What the task requires
Give back an exact copy of the lines from the start of the material through the line bearing "from matplotlib.patches import Rectangle". Include both ends and nothing else.

Data segment
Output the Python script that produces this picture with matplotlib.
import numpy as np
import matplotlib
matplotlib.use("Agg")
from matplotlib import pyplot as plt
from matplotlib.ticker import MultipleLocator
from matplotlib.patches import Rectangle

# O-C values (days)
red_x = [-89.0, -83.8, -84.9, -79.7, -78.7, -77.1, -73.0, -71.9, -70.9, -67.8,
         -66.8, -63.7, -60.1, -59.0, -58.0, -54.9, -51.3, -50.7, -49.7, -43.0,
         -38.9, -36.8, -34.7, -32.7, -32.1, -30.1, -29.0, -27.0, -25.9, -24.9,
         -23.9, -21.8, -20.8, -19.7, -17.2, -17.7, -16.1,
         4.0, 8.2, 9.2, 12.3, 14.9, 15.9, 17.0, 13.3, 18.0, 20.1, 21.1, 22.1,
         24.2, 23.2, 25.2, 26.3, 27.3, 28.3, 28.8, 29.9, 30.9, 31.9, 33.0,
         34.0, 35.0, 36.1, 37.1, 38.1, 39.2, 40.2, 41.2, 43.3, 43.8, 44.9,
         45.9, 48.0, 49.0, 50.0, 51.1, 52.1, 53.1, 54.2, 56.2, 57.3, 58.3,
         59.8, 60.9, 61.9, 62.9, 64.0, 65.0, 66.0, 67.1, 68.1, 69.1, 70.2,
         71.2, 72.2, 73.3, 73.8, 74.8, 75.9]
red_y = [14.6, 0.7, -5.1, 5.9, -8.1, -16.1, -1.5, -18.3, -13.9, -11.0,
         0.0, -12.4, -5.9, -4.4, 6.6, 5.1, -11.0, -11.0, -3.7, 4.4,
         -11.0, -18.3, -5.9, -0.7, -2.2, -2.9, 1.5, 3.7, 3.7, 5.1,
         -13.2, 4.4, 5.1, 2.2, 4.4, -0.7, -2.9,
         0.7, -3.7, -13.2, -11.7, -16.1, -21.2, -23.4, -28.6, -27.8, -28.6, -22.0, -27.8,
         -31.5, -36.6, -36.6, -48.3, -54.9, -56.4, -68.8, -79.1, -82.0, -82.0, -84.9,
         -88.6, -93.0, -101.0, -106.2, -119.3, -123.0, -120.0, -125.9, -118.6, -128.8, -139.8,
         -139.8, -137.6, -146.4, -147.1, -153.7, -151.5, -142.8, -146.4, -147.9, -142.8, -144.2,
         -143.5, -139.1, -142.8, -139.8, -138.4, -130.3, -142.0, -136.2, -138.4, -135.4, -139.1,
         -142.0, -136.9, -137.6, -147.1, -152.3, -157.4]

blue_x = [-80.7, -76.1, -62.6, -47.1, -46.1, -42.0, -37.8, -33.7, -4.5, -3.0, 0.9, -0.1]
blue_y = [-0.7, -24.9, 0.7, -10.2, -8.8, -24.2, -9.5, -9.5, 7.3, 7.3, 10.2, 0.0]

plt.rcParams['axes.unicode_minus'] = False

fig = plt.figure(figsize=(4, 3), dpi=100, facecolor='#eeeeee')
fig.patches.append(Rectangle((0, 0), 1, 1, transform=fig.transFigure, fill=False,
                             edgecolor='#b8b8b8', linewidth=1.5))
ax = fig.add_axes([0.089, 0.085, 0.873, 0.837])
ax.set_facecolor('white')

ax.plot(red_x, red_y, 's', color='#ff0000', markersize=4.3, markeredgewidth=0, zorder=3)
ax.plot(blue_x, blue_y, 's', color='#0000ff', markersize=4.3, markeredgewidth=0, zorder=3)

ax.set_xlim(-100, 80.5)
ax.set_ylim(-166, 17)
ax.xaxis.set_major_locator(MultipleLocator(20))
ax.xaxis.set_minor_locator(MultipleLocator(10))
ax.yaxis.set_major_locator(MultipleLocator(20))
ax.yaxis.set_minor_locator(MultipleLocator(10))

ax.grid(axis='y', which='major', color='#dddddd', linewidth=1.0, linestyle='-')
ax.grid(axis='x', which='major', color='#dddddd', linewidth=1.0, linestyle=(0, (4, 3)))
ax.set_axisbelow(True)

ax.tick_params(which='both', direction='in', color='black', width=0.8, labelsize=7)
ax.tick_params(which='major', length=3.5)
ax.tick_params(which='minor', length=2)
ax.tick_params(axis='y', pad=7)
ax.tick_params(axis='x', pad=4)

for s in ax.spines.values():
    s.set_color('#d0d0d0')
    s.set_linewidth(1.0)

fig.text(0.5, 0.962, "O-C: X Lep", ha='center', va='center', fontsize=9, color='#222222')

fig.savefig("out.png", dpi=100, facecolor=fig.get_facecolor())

Answer to the problem
Output the Python script that produces this picture with matplotlib.
import numpy as np
import matplotlib
matplotlib.use("Agg")
from matplotlib import pyplot as plt
from matplotlib.ticker import MultipleLocator
from matplotlib.patches import Rectangle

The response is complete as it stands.